Séminaire d'équipe(s) Large-scale Heterogeneous DAta and Knowledge

Refining Transitive and Pseudo-Transitive Relations at Web Scale
Shuai Wang

24 January 2022, 13:00 Salle/Bat : 455/PCRI-N
Contact :

Activités de recherche : Web data management

Résumé :

The publication of knowledge graphs on the Web in the form of RDF datasets, and the subsequent integration of such knowledge graphs are both essential to the idea of Linked Open Data.
Combining such knowledge graphs can result in undesirable graph structures and even in logical inconsistencies.
Refinement methods that can detect and repair such undesirable graph structures are therefore of crucial importance.
Existing refinement methods for knowledge graphs are often domain-specific, are limited to single relations (e.g. owl:sameAs), or are limited in scale.
We present a challenge consisting of a number of datasets of transitive and pseudo-transitive relations and hand-labeled gold standards, as well as baselines.
We introduce an efficient web-scale knowledge graph refinement algorithm that works for such relations.

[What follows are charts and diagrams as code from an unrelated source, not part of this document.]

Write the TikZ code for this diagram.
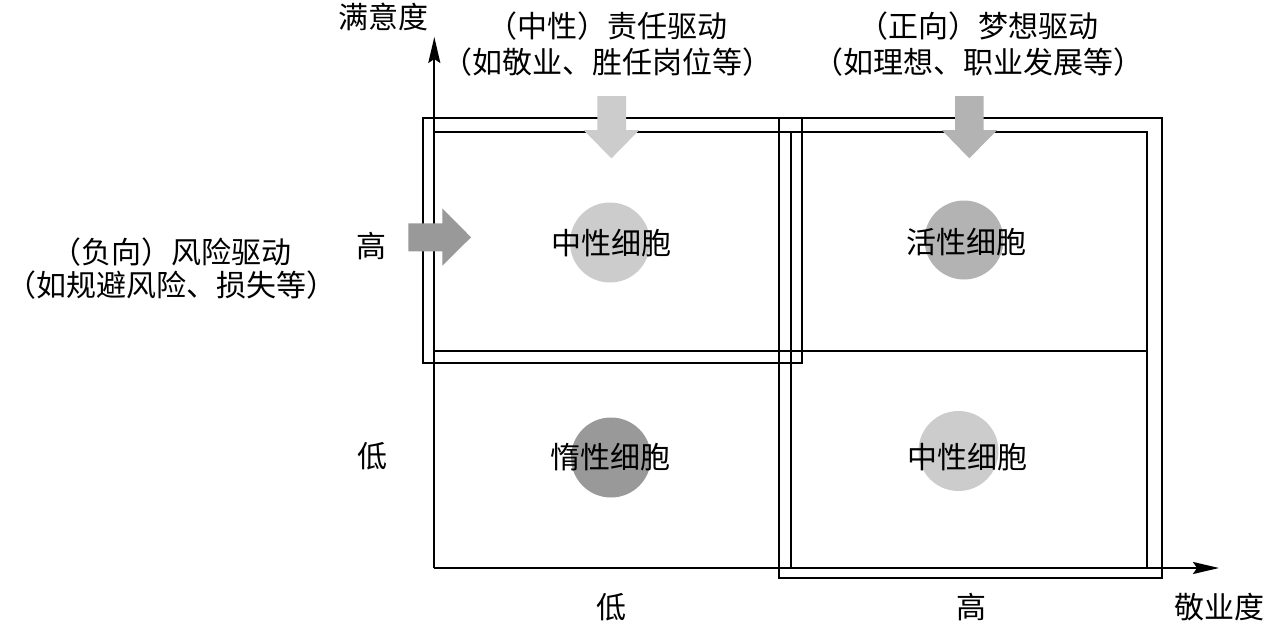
\documentclass[tikz,border=0pt]{standalone}
\usepackage{fontspec}
\newfontfamily\cjkfont{Noto Sans CJK SC}
\usetikzlibrary{arrows.meta}
\definecolor{lightg}{HTML}{CCCCCC}
\definecolor{midg}{HTML}{B3B3B3}
\definecolor{darkg}{HTML}{999999}
\tikzset{
  frame/.style={draw=black, line width=2pt},
  axis/.style={draw=black, line width=2pt, -{Stealth[length=26pt, width=12pt, inset=4pt]}},
  blob/.style={circle, inner sep=0pt, minimum size=80pt},
  lbl/.style={font=\cjkfont\fontsize{30}{36}\selectfont, inner sep=0pt, anchor=center},
  twoline/.style={lbl, align=center, font=\cjkfont\fontsize{30}{#1}\selectfont},
  blockarrow/.style={fill=#1, draw=none}
}
\begin{document}
\begin{tikzpicture}[x=1pt, y=-1pt]
\useasboundingbox (0,0) rectangle (1264,626);
\fill[white] (0,0) rectangle (1264,626);

% circles
\node[blob, fill=lightg] (c1) at (610,242.5) {};
\node[blob, fill=midg, minimum size=79pt] (c2) at (964,240) {};
\node[blob, fill=darkg] (c3) at (611,457.5) {};
\node[blob, fill=lightg] (c4) at (958.5,451) {};

% coordinates
\coordinate (O) at (434.3,568);
\coordinate (Ytip) at (434.3,37);
\coordinate (Xtip) at (1219,568);

% inner grid
\draw[frame] (434.3,132.3) -- (1146.7,132.3) -- (1146.7,568);
\draw[frame] (790.7,132.3) -- (790.7,568);
\draw[frame] (434.3,350.7) -- (1146.7,350.7);

% outer frames
\draw[frame] (422.7,117.7) rectangle (802.3,362.7);
\draw[frame] (779,117.7) rectangle (1161.7,578.3);

% axes
\draw[axis] (O) -- (Ytip);
\draw[axis] (O) -- (Xtip);

% block arrows
\fill[blockarrow=lightg] (597.3,96) -- (626,96) -- (626,130) -- (639.3,130) -- (611.5,158.3) -- (583.3,130) -- (597.3,130) -- cycle;
\fill[blockarrow=midg] (955,96) -- (983.7,96) -- (983.7,130) -- (997.3,130) -- (969.3,158.3) -- (941.7,130) -- (955,130) -- cycle;
\fill[blockarrow=darkg] (408.3,223.3) -- (442.3,223.3) -- (442.3,208.3) -- (471,237.3) -- (442.3,265.7) -- (442.3,251.3) -- (408.3,251.3) -- cycle;

% cell labels
\node[lbl] (t1) at (611,243) {中性细胞};
\node[lbl] (t2) at (966.7,241.7) {活性细胞};
\node[lbl] (t3) at (610,457) {惰性细胞};
\node[lbl] (t4) at (967.5,457) {中性细胞};

% axis labels
\node[lbl] (ylab) at (383.3,16.5) {满意度};
\node[lbl] (xlab) at (1219,607) {敬业度};
\node[lbl] (yhi) at (371.7,246) {高};
\node[lbl] (ylo) at (372,456) {低};
\node[lbl] (xlo) at (611,607) {低};
\node[lbl] (xhi) at (971,607) {高};

% driver labels
\node[twoline=36.7] (d1) at (607.5,44.2) {（中性）责任驱动\\（如敬业、胜任岗位等）};
\node[twoline=36.7] (d2) at (978,44.2) {（正向）梦想驱动\\（如理想、职业发展等）};
\node[twoline=33.3] (d3) at (171.7,268.3) {（负向）风险驱动\\（如规避风险、损失等）};
\end{tikzpicture}
\end{document}
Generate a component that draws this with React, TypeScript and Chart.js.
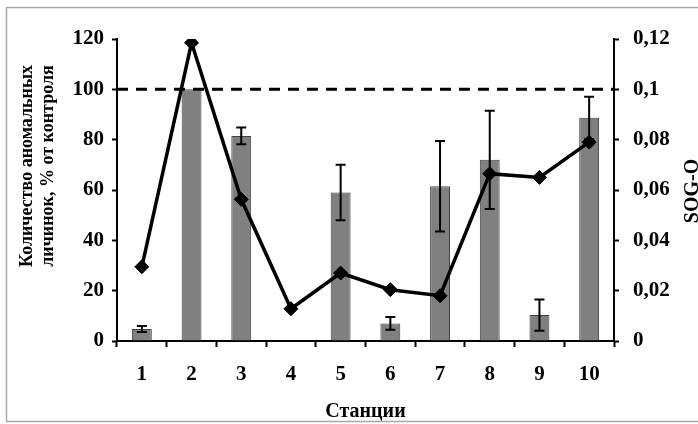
import React, { useEffect, useRef } from 'react';
import { Chart, registerables } from 'chart.js';

Chart.register(...registerables);

const stations = ['1', '2', '3', '4', '5', '6', '7', '8', '9', '10'];
const anomalousPct = [4.8, 100, 81.5, 0, 59, 7, 61.5, 72, 10.3, 88.7];
const anomalousErr = [1.2, 0, 3.3, 0, 11, 2.5, 18, 19.5, 6.2, 8.4];
const sogO = [0.0295, 0.1185, 0.0563, 0.0128, 0.027, 0.0204, 0.018, 0.0665, 0.065, 0.079];
const controlLevel = 100;
const leftTitleLines = ['Количество аномальных', 'личинок, % от контроля'];
const rightTitle = 'SOG-O';
const xTitle = 'Станции';

const SERIF = "'Liberation Serif', 'Times New Roman', serif";

const framePlugin = {
  id: 'frame',
  beforeDraw(chart: any) {
    const ctx = chart.ctx;
    ctx.save();
    ctx.fillStyle = '#fff';
    ctx.fillRect(0, 0, chart.width, chart.height);
    ctx.strokeStyle = '#a8a8a8';
    ctx.lineWidth = 1.5;
    ctx.beginPath();
    ctx.moveTo(chart.width + 5, 7.5);
    ctx.lineTo(6.5, 7.5);
    ctx.lineTo(6.5, 421.5);
    ctx.lineTo(chart.width + 5, 421.5);
    ctx.stroke();
    ctx.restore();
  },
};

const extrasPlugin = {
  id: 'extras',
  afterDatasetDraw(chart: any, args: any) {
    if (args.index !== 0) return;
    const ctx = chart.ctx;
    const y = chart.scales.y;
    const area = chart.chartArea;
    const meta = chart.getDatasetMeta(0);
    ctx.save();
    // error bars
    ctx.strokeStyle = '#000';
    ctx.lineWidth = 2;
    meta.data.forEach((bar: any, i: number) => {
      const e = anomalousErr[i];
      if (!e) return;
      const v = anomalousPct[i];
      const yt = y.getPixelForValue(v + e);
      const yb = y.getPixelForValue(v - e);
      const x = bar.x;
      ctx.beginPath();
      ctx.moveTo(x, yt);
      ctx.lineTo(x, yb);
      ctx.moveTo(x - 5, yt);
      ctx.lineTo(x + 5, yt);
      ctx.moveTo(x - 5, yb);
      ctx.lineTo(x + 5, yb);
      ctx.stroke();
    });
    // control dashed line
    const yc = y.getPixelForValue(controlLevel);
    ctx.setLineDash([11, 8]);
    ctx.lineWidth = 3;
    ctx.beginPath();
    ctx.moveTo(area.left, yc);
    ctx.lineTo(area.right, yc);
    ctx.stroke();
    ctx.restore();
  },
  afterDraw(chart: any) {
    const ctx = chart.ctx;
    ctx.save();
    ctx.fillStyle = '#000';
    ctx.font = `bold 18px ${SERIF}`;
    ctx.textAlign = 'center';
    ctx.textBaseline = 'alphabetic';
    const baselines = [32, 53];
    leftTitleLines.forEach((t, i) => {
      ctx.save();
      ctx.translate(baselines[i], 166);
      ctx.rotate(-Math.PI / 2);
      ctx.fillText(t, 0, 0);
      ctx.restore();
    });
    ctx.font = `bold 20px ${SERIF}`;
    ctx.save();
    ctx.translate(698, 191);
    ctx.rotate(-Math.PI / 2);
    ctx.fillText(rightTitle, 0, 0);
    ctx.restore();
    ctx.restore();
  },
};

export default function App() {
  const ref = useRef<HTMLCanvasElement | null>(null);
  useEffect(() => {
    if (!ref.current) return;
    const tickFont = { family: SERIF, size: 21, weight: 'bold' as const };
    const chart = new Chart(ref.current, {
      type: 'bar',
      data: {
        labels: stations,
        datasets: [
          {
            type: 'bar',
            data: anomalousPct,
            yAxisID: 'y',
            backgroundColor: '#808080',
            borderColor: '#404040',
            borderWidth: 1,
            barPercentage: 0.4,
            categoryPercentage: 1,
            order: 2,
          } as any,
          {
            type: 'line',
            data: sogO,
            yAxisID: 'y1',
            borderColor: '#000',
            backgroundColor: '#000',
            borderWidth: 3.5,
            pointStyle: 'rectRot',
            pointRadius: 7,
            pointBorderWidth: 1,
            tension: 0,
            order: 1,
          } as any,
        ],
      },
      options: {
        responsive: false,
        animation: false,
        devicePixelRatio: 1,
        layout: { padding: { top: 39, left: 0, right: 0, bottom: 0 } },
        plugins: {
          legend: { display: false },
          tooltip: { enabled: false },
        },
        scales: {
          x: {
            type: 'category',
            offset: true,
            grid: {
              offset: true,
              drawOnChartArea: false,
              drawTicks: true,
              tickLength: 6,
              tickColor: '#000',
              tickWidth: 2,
            },
            border: { display: true, color: '#000', width: 2 },
            ticks: { color: '#000', font: tickFont, padding: 15, maxRotation: 0 },
            title: {
              display: true,
              text: xTitle,
              color: '#000',
              font: { family: SERIF, size: 20, weight: 'bold' },
              padding: { top: 0, bottom: 0 },
            },
            afterFit: (s: any) => {
              s.height = 83;
            },
          },
          y: {
            position: 'left',
            min: 0,
            max: 120,
            ticks: { stepSize: 20, color: '#000', font: tickFont, padding: 8 },
            grid: {
              drawOnChartArea: false,
              drawTicks: true,
              tickLength: 5,
              tickColor: '#000',
              tickWidth: 2,
            },
            border: { display: true, color: '#000', width: 2 },
            afterFit: (s: any) => {
              s.width = 117;
            },
          },
          y1: {
            position: 'right',
            min: 0,
            max: 0.12,
            ticks: {
              stepSize: 0.02,
              color: '#000',
              font: tickFont,
              padding: 14,
              callback: (v: any) => {
                const n = Number(v);
                if (n === 0) return '0';
                return String(parseFloat(n.toFixed(2))).replace('.', ',');
              },
            },
            grid: {
              drawOnChartArea: false,
              drawTicks: true,
              tickLength: 5,
              tickColor: '#000',
              tickWidth: 2,
            },
            border: { display: true, color: '#000', width: 2 },
            afterFit: (s: any) => {
              s.width = 84;
            },
          },
        },
      },
      plugins: [framePlugin, extrasPlugin],
    } as any);
    return () => chart.destroy();
  }, []);
  return (
    <div style={{ position: 'fixed', left: 0, top: 0, width: 698, height: 424, background: '#fff' }}>
      <canvas ref={ref} width={698} height={424} style={{ display: 'block' }} />
    </div>
  );
}
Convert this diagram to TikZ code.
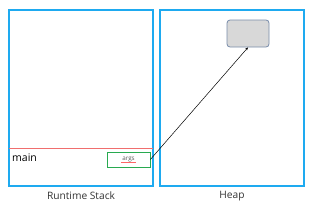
\documentclass[tikz,border=0pt]{standalone}
\usepackage{fontspec}
\setmainfont{Open Sans}
\usetikzlibrary{arrows.meta}
\definecolor{frameblue}{RGB}{30,170,240}
\definecolor{redline}{RGB}{240,110,110}
\definecolor{argsgreen}{RGB}{40,170,80}
\definecolor{objfill}{RGB}{216,216,216}
\definecolor{objdraw}{RGB}{120,140,170}
\begin{document}
\begin{tikzpicture}[x=1pt,y=-1pt,
  region/.style={draw=frameblue,line width=1.2pt},
  caption/.style={font=\fontsize{10.2}{11}\selectfont,text=black!80},
  varbox/.style={draw=argsgreen,line width=0.7pt,minimum width=43pt,minimum height=15pt,inner sep=0pt,font=\fontsize{6.3}{7}\selectfont,text=black!65},
  obj/.style={draw=objdraw,fill=objfill,rounded corners=3pt,line width=0.8pt,minimum width=42pt,minimum height=27pt},
  ref/.style={draw=black,line width=0.5pt,-{Stealth[length=3pt,width=2.5pt]}}]
\useasboundingbox (0,0) rectangle (320,209);
\node[region,minimum width=144pt,minimum height=176pt,inner sep=0pt] (stack) at (81,98) {};
\node[region,minimum width=144pt,minimum height=176pt,inner sep=0pt] (heap) at (232,98) {};
\coordinate (fl) at (9,148);
\coordinate (fr) at (153,148);
\draw[redline,line width=0.8pt] (fl) -- (fr);
\node[font=\fontsize{10.5}{11}\selectfont,anchor=west,inner sep=0pt] (main) at (12,158) {main};
\node[varbox] (args) at (128.5,159.5) {args};
\coordinate (ul) at (121,162.2);
\coordinate (ur) at (136,162.2);
\draw[red!60,line width=0.3pt] (ul) -- (ur);
\node[obj] (o) at (248,33.5) {};
\draw[ref] (args.east) -- (o.south);
\node[caption] (cs) at (81,196) {Runtime Stack};
\node[caption] (ch) at (232,196) {Heap};
\end{tikzpicture}
\end{document}
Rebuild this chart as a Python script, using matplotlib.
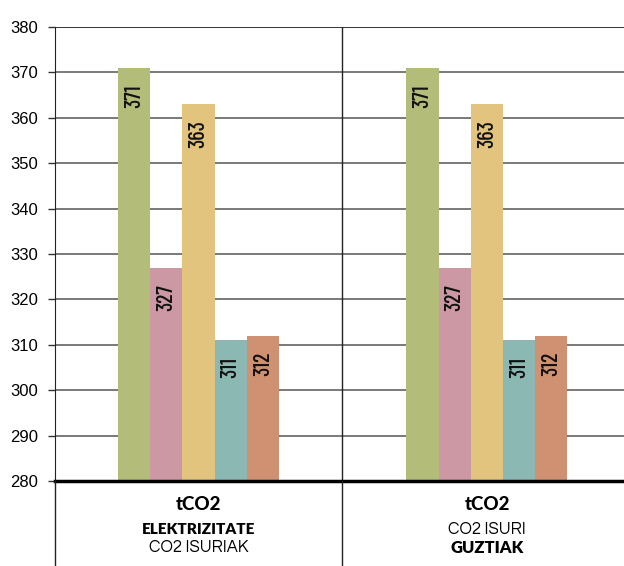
import matplotlib
matplotlib.use('Agg')
import matplotlib.pyplot as plt
import numpy as np

groups = ['ELEKTRIZITATE CO2 ISURIAK', 'CO2 ISURI GUZTIAK']
values = [
    [371, 371],
    [327, 327],
    [363, 363],
    [311, 311],
    [312, 312],
]
colors = ['#B3BC78', '#CC98A3', '#E2C47E', '#8CB8B3', '#D09072']
yticks = list(range(280, 381, 10))
# (text, weight) per line under each group
group_labels = [
    [('tCO2', 'black'), ('ELEKTRIZITATE', 'heavy'), ('CO2 ISURIAK', 'normal')],
    [('tCO2', 'black'), ('CO2 ISURI', 'normal'), ('GUZTIAK', 'heavy')],
]

W, H = 624, 566
fig = plt.figure(figsize=(W / 100, H / 100), dpi=100)
ax = fig.add_axes([55 / W, 1 - 481 / H, 1 - 55 / W, (481 - 27) / H])

x = np.arange(len(groups))
bw = 0.1116
for i, (vals, c) in enumerate(zip(values, colors)):
    pos = x + (i - 2) * bw
    ax.bar(pos, [v - 280 for v in vals], bottom=280, width=bw, color=c, zorder=3)
    for p, v in zip(pos, vals):
        ax.text(p, v - 3.6, str(v), rotation=90, ha='center', va='top',
                fontsize=16, fontweight='medium',
                family=['Barlow Condensed', 'DejaVu Sans'],
                color='#111111', zorder=4)

ax.set_xlim(-0.497, 1.475)
ax.set_ylim(280, 380)
ax.set_yticks(yticks)
ax.set_yticklabels([str(t) for t in yticks], family='Liberation Sans', fontsize=12)
ax.tick_params(axis='y', length=5, width=1, color='#333333', pad=7)
ax.set_xticks([])
for t in yticks[1:]:
    ax.axhline(t, color='#000000' if t == 380 else '#555555', lw=1.1, zorder=1)
for s in ['top', 'right', 'bottom']:
    ax.spines[s].set_visible(False)
ax.spines['left'].set_color('#222222')
ax.axhline(280, color='black', lw=2.5, zorder=5, clip_on=False)
ax.axvline(0.497, color='#222222', lw=1, zorder=2)

# vertical separators below the axis
for px in [55, 342]:
    fig.add_artist(plt.Line2D([px / W, px / W], [0, 1 - 481 / H], color='#222222', lw=1))

ys = [505, 529, 548]
sizes = [13.5, 11, 12]
for gi, lines in enumerate(group_labels):
    cx = ax.transData.transform((x[gi], 300))[0] / W
    for (txt, wt), yy, fs in zip(lines, ys, sizes):
        if wt == 'normal':
            fam = ['Questrial', 'DejaVu Sans']
            fs = 12
        else:
            fam = ['Lato', 'DejaVu Sans']
        fig.text(cx, 1 - yy / H, txt, ha='center', va='center', fontsize=fs,
                 fontweight=wt, family=fam)

fig.savefig('out.png', dpi=100)
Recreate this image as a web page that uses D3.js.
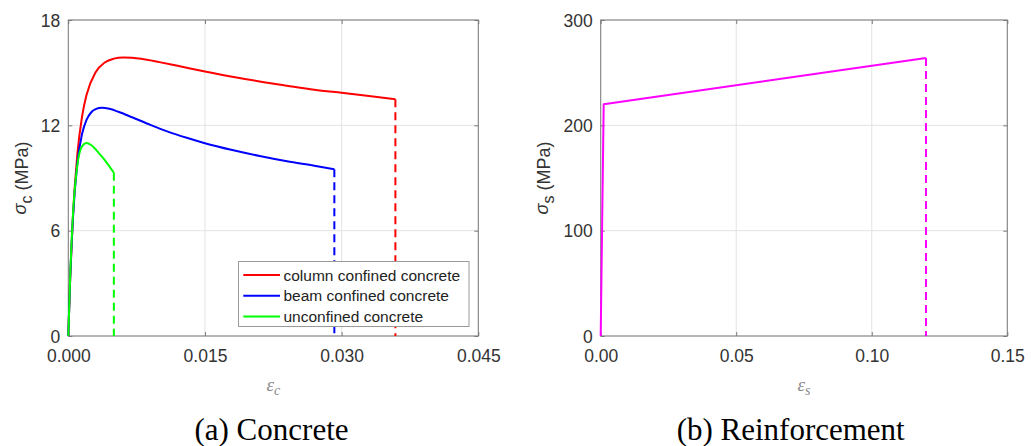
<!DOCTYPE html>
<html><head><meta charset="utf-8">
<script src="https://cdn.jsdelivr.net/npm/d3@7"></script>
<style>body{margin:0;background:#fff}svg{display:block}</style>
</head><body>
<svg id="chart" width="1031" height="446"></svg>
<script>
// ---- data ----
const concreteStrainTicks = [0, 0.015, 0.030, 0.045];
const concreteStressTicks = [0, 6, 12, 18];
const steelStrainTicks = [0, 0.05, 0.10, 0.15];
const steelStressTicks = [0, 100, 200, 300];

const columnStrain = [0, 0.0002, 0.0005, 0.001, 0.0015, 0.002, 0.003, 0.004, 0.005, 0.006, 0.007, 0.008, 0.010, 0.012, 0.015, 0.018, 0.021, 0.024, 0.027, 0.030, 0.033, 0.0359];
const columnStress = [0, 3.19, 6.73, 10.39, 12.47, 13.73, 15.03, 15.58, 15.80, 15.87, 15.85, 15.79, 15.60, 15.39, 15.07, 14.77, 14.50, 14.26, 14.03, 13.85, 13.67, 13.48];

const beamStrain = [0, 0.0002, 0.0005, 0.001, 0.0015, 0.002, 0.0025, 0.003, 0.0037, 0.0045, 0.0055, 0.007, 0.009, 0.011, 0.013, 0.015, 0.018, 0.021, 0.024, 0.027, 0.0292];
const beamStress = [0, 3.19, 6.63, 9.88, 11.49, 12.31, 12.73, 12.92, 13.0, 12.94, 12.77, 12.46, 12.03, 11.63, 11.29, 10.98, 10.59, 10.25, 9.95, 9.70, 9.50];

const unconfinedStrain = [0, 0.0002, 0.0005, 0.001, 0.0015, 0.002, 0.0025, 0.003, 0.0035, 0.004, 0.005];
const unconfinedStress = [0, 3.27, 6.81, 9.76, 10.79, 11.0, 10.88, 10.63, 10.33, 10.02, 9.30];

const steelStrain = [0, 0.0011, 0.12];
const steelStress = [0, 220, 264];

const concreteNames = ["column confined concrete", "beam confined concrete", "unconfined concrete"];
const concreteColors = ["#ff0000", "#0000ff", "#00ff00"];
const steelColor = "#ff00ff";

// ---- drawing ----
const svg = d3.select("#chart");
const tickFont = "'Liberation Sans', Arial, sans-serif";

function panel(opt) {
  const x = d3.scaleLinear().domain(opt.xDomain).range([opt.left, opt.right]);
  const y = d3.scaleLinear().domain(opt.yDomain).range([opt.bottom, opt.top]);
  const g = svg.append("g");

  // grid
  g.append("g").selectAll("line.gx").data(opt.xTicks).join("line")
    .attr("x1", d => x(d)).attr("x2", d => x(d)).attr("y1", opt.top).attr("y2", opt.bottom)
    .attr("stroke", "#e3e3e3").attr("stroke-width", 1);
  g.append("g").selectAll("line.gy").data(opt.yTicks).join("line")
    .attr("y1", d => y(d)).attr("y2", d => y(d)).attr("x1", opt.left).attr("x2", opt.right)
    .attr("stroke", "#e3e3e3").attr("stroke-width", 1);

  // axes (inward ticks, box)
  const axB = d3.axisBottom(x).tickValues(opt.xTicks).tickSize(-4).tickFormat(d3.format(opt.xFmt)).tickPadding(8);
  const axT = d3.axisTop(x).tickValues(opt.xTicks).tickSize(-4).tickFormat("");
  const axL = d3.axisLeft(y).tickValues(opt.yTicks).tickSize(-4).tickFormat(d3.format("d")).tickPadding(8);
  const axR = d3.axisRight(y).tickValues(opt.yTicks).tickSize(-4).tickFormat("");
  const style = sel => {
    sel.selectAll("path").attr("stroke", "#7a7a7a").attr("stroke-width", 1);
    sel.selectAll("line").attr("stroke", "#7a7a7a");
    sel.selectAll("text").attr("fill", "#333").style("font-family", tickFont).style("font-size", "17.5px");
  };
  g.append("g").attr("transform", `translate(0,${opt.bottom})`).call(axB).call(style)
    .selectAll("text").attr("dy", null).attr("y", 25.5);
  g.append("g").attr("transform", `translate(0,${opt.top})`).call(axT).call(style);
  g.append("g").attr("transform", `translate(${opt.left},0)`).call(axL).call(style)
    .selectAll("text").attr("dy", "0.36em");
  g.append("g").attr("transform", `translate(${opt.right},0)`).call(axR).call(style);
  g.selectAll(".domain").attr("d", null);
  g.append("rect").attr("x", opt.left).attr("y", opt.top)
    .attr("width", opt.right - opt.left).attr("height", opt.bottom - opt.top)
    .attr("fill", "none").attr("stroke", "#7a7a7a").attr("stroke-width", 1);

  // series
  const line = d3.line().x(d => x(d[0])).y(d => y(d[1])).curve(opt.curve);
  opt.series.forEach(s => {
    const pts = s.strain.map((e, i) => [e, s.stress[i]]);
    const last = pts[pts.length - 1];
    g.append("line")
      .attr("x1", x(last[0])).attr("x2", x(last[0]))
      .attr("y1", y(last[1])).attr("y2", y(0))
      .attr("stroke", s.color).attr("stroke-width", 2).attr("stroke-dasharray", "8,5");
    g.append("path").datum(pts).attr("d", line)
      .attr("fill", "none").attr("stroke", s.color).attr("stroke-width", 2)
      .attr("stroke-linejoin", "round");
  });

  // y label
  const yl = svg.append("text")
    .attr("transform", `translate(${opt.yLabelX},${(opt.top + opt.bottom) / 2}) rotate(-90)`)
    .attr("text-anchor", "middle").attr("fill", "#333")
    .style("font-family", tickFont).style("font-size", "18px");
  yl.append("tspan").text("σ").style("font-style", "italic").attr("dy", "-2");
  yl.append("tspan").text(opt.ySub).attr("dy", "6").style("font-size", "16px");
  yl.append("tspan").text(" (MPa)").attr("dy", "-4");

  // x label
  const xl = svg.append("text")
    .attr("x", (opt.left + opt.right) / 2).attr("y", 391)
    .attr("text-anchor", "middle").attr("fill", "#8a8a8a")
    .style("font-family", "'Liberation Serif', 'Times New Roman', serif").style("font-style", "italic")
    .style("font-size", "19px");
  xl.append("tspan").text("ε");
  xl.append("tspan").text(opt.xSub).attr("dy", "4").style("font-size", "14px");

  // caption
  svg.append("text").attr("x", opt.captionX).attr("y", 440)
    .attr("text-anchor", "middle").attr("fill", "#000")
    .style("font-family", "'Liberation Serif', 'Times New Roman', serif").style("font-size", "31px")
    .text(opt.caption);

  return {x, y, g};
}

const left = panel({
  left: 68.3, right: 478.3, top: 20, bottom: 336,
  xDomain: [0, 0.045], yDomain: [0, 18],
  xTicks: concreteStrainTicks, yTicks: concreteStressTicks, xFmt: ".3f",
  curve: d3.curveMonotoneX,
  series: [
    {strain: columnStrain, stress: columnStress, color: concreteColors[0]},
    {strain: beamStrain, stress: beamStress, color: concreteColors[1]},
    {strain: unconfinedStrain, stress: unconfinedStress, color: concreteColors[2]}
  ],
  yLabelX: 28, ySub: "c", xSub: "c", caption: "(a) Concrete", captionX: 271.5
});

const right = panel({
  left: 600.7, right: 1007.3, top: 20, bottom: 336,
  xDomain: [0, 0.15], yDomain: [0, 300],
  xTicks: steelStrainTicks, yTicks: steelStressTicks, xFmt: ".2f",
  curve: d3.curveLinear,
  series: [{strain: steelStrain, stress: steelStress, color: steelColor}],
  yLabelX: 550, ySub: "s", xSub: "s", caption: "(b) Reinforcement", captionX: 790.7
});

// legend
const lg = svg.append("g");
lg.append("rect").attr("x", 238.5).attr("y", 261.5).attr("width", 230.5).attr("height", 65)
  .attr("fill", "#fff").attr("stroke", "#9a9a9a").attr("stroke-width", 1);
concreteNames.forEach((n, i) => {
  const yy = 275 + i * 20.7;
  lg.append("line").attr("x1", 243.3).attr("x2", 280).attr("y1", yy).attr("y2", yy)
    .attr("stroke", concreteColors[i]).attr("stroke-width", 2);
  lg.append("text").attr("x", 283.5).attr("y", yy).attr("dy", "0.36em")
    .attr("fill", "#222").style("font-family", tickFont).style("font-size", "15.5px").text(n);
});
</script>
</body></html>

Our algorithm analyses the graph structure, and allows the use of weighting schemes to heuristically determine which possibly erroneous edges should be removed to make the graph cycle free. When compared against general-purpose graph algorithms that perform the same task, our algorithm removes the least amount of edges to make the graph of transitive relations cycle-free while maintaining a better precision in identifying erroneous edges as measured against a human gold-standard.